Silek Kumango, yang dinisbahkan pada Al-‘Arif billah Syekh Abdurrahman Al-Khalidi Kumango (Guru Syekh Mudo Abdul Qadim), murid dari Sayyid Muhammad Amin Ridhwan Madinah memiliki kekhasan tersendiri. Setiap gerakannya dibingkai dalam makna spiritual. Dari langkah Mim Ha Mim Dal hingga syarat wajibnya shalat bagi setiap murid, silek ini adalah pengamalan agama dalam bentuk tubuh. Filosofi yang diajarkan Syekh Kumango pun begitu dalam: “Zahir silek mancari kawan, batin silek mancari Tuhan.” Sebuah kalimat yang menjelaskan bahwa setiap gerakan adalah pencarian menuju Sang Pencipta, bukan sekadar pertahanan diri.
Silek Kumango tidak pernah dimaksudkan untuk dipertandingkan. Ia adalah perlawanan yang lembut, bela diri tanpa kebencian, pertempuran tanpa musuh. Seperti Tarekat yang menjadi napasnya, silek ini mengajarkan keseimbangan antara jasad dan ruh.
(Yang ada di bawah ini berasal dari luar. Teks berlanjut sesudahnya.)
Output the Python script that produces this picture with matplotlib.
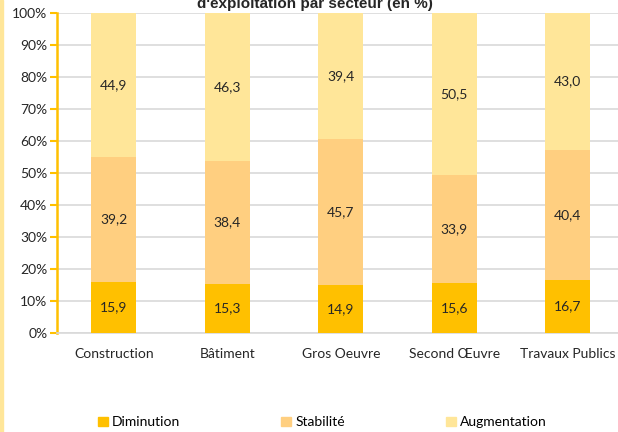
import numpy as np
import matplotlib
matplotlib.use('Agg')
from matplotlib import pyplot as plt
from matplotlib.patches import Rectangle, Patch

plt.rcParams['font.family'] = ['Lato', 'DejaVu Sans']

secteurs = ['Construction', 'Bâtiment', 'Gros Oeuvre', 'Second Œuvre', 'Travaux Publics']
diminution = [15.9, 15.3, 14.9, 15.6, 16.7]
stabilite = [39.2, 38.4, 45.7, 33.9, 40.4]
augmentation = [44.9, 46.3, 39.4, 50.5, 43.0]
yticks = [0, 10, 20, 30, 40, 50, 60, 70, 80, 90, 100]

c_dim = '#FFC000'
c_sta = '#FFCF80'
c_aug = '#FFE699'

fig = plt.figure(figsize=(6.18, 4.32), dpi=100)
# plot area runs a bit past the right edge, as in the cropped original
ax = fig.add_axes([57/618, 1-333/432, 567.5/618, 320/432])

x = np.arange(len(secteurs))
w = 0.40
d = np.array(diminution)
s = np.array(stabilite)
a = np.array(augmentation)
ax.bar(x, d, w, color=c_dim, zorder=3)
ax.bar(x, s, w, bottom=d, color=c_sta, zorder=3)
ax.bar(x, a, w, bottom=d + s, color=c_aug, zorder=3)

def fmt(v):
    return '{:.1f}'.format(v).replace('.', ',')

for i in range(len(secteurs)):
    ax.text(x[i], d[i]/2, fmt(d[i]), ha='center', va='center', fontsize=10, color='#262626', zorder=4)
    ax.text(x[i], d[i] + s[i]/2, fmt(s[i]), ha='center', va='center', fontsize=10, color='#262626', zorder=4)
    ax.text(x[i], d[i] + s[i] + a[i]/2, fmt(a[i]), ha='center', va='center', fontsize=10, color='#262626', zorder=4)

ax.set_xlim(-0.5, 4.5)
ax.set_ylim(0, 100)
ax.set_yticks(yticks)
ax.set_yticklabels(['{}%'.format(t) for t in yticks], fontsize=10, color='#262626')
ax.set_xticks(x)
ax.set_xticklabels(secteurs, fontsize=10, color='#262626')
ax.tick_params(axis='x', length=0, pad=11)
ax.tick_params(axis='y', length=5, width=1.5, color=c_dim, pad=2)
ax.grid(axis='y', color='#D9D9D9', linewidth=1.2, zorder=0)
for sp in ['top', 'right']:
    ax.spines[sp].set_visible(False)
ax.spines['left'].set_color(c_dim)
ax.spines['left'].set_linewidth(1.8)
ax.spines['bottom'].set_color('#D9D9D9')
ax.spines['bottom'].set_linewidth(1.2)

fig.text(0.51, 0.99, "d'exploitation par secteur (en %)", ha='center', va='center',
         fontsize=11, fontweight='bold', family='Liberation Sans', color='#262626')

fig.patches.append(Rectangle((0, 0), 3/618, 1, transform=fig.transFigure, color=c_aug, zorder=0))

handles = [Patch(color=c_dim), Patch(color=c_sta), Patch(color=c_aug)]
fig.legend(handles, ['Diminution', 'Stabilité', 'Augmentation'], loc='center left',
           bbox_to_anchor=(0.138, 0.022), ncol=3, frameon=False, fontsize=10,
           handlelength=0.7, handleheight=0.7, handletextpad=0.3, columnspacing=7.3)

fig.savefig('out.png', dpi=100)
Mak Katik, budayawan Minangkabau yang masyhur dengan penguasaan kearifan lokalnya, juga sempat menimba ilmu di Surau Belubus pada 1976. Dalam sebuah forum diskusi pada Agustus 2024 lalu, ia mengenang masa itu dengan penuh takzim. Ia juga masih berulang dan juga bersilaturahmi dengan Datuak Paduko Mogek, cucu Syekh Mudo, yang masih mempertahankan tradisi latihan hingga ia wafat. Dalam kisahnya, Mak Katik menyitir pepatah lama yang menggema seperti mantra:
“Ka Lintau silek bamintak,
Ka Kumango tarikat putuih,
Tujuah kali mangabuang kain,
Sambilan jo sakin manyudahi.”
Kini, salah satu pewaris dari mata rantai panjang itu telah berpulang. Buya Maredek wafat setelah berjuang melawan penyakit prostat dan asam lambung yang dideritanya. Tapi surau, langkah, dan salawat yang ia ajarkan akan terus hidup di tubuh-tubuh muridnya. Ia mungkin telah pergi, tapi di setiap langkah silek yang menapak tanah Belubus, napasnya masih terasa.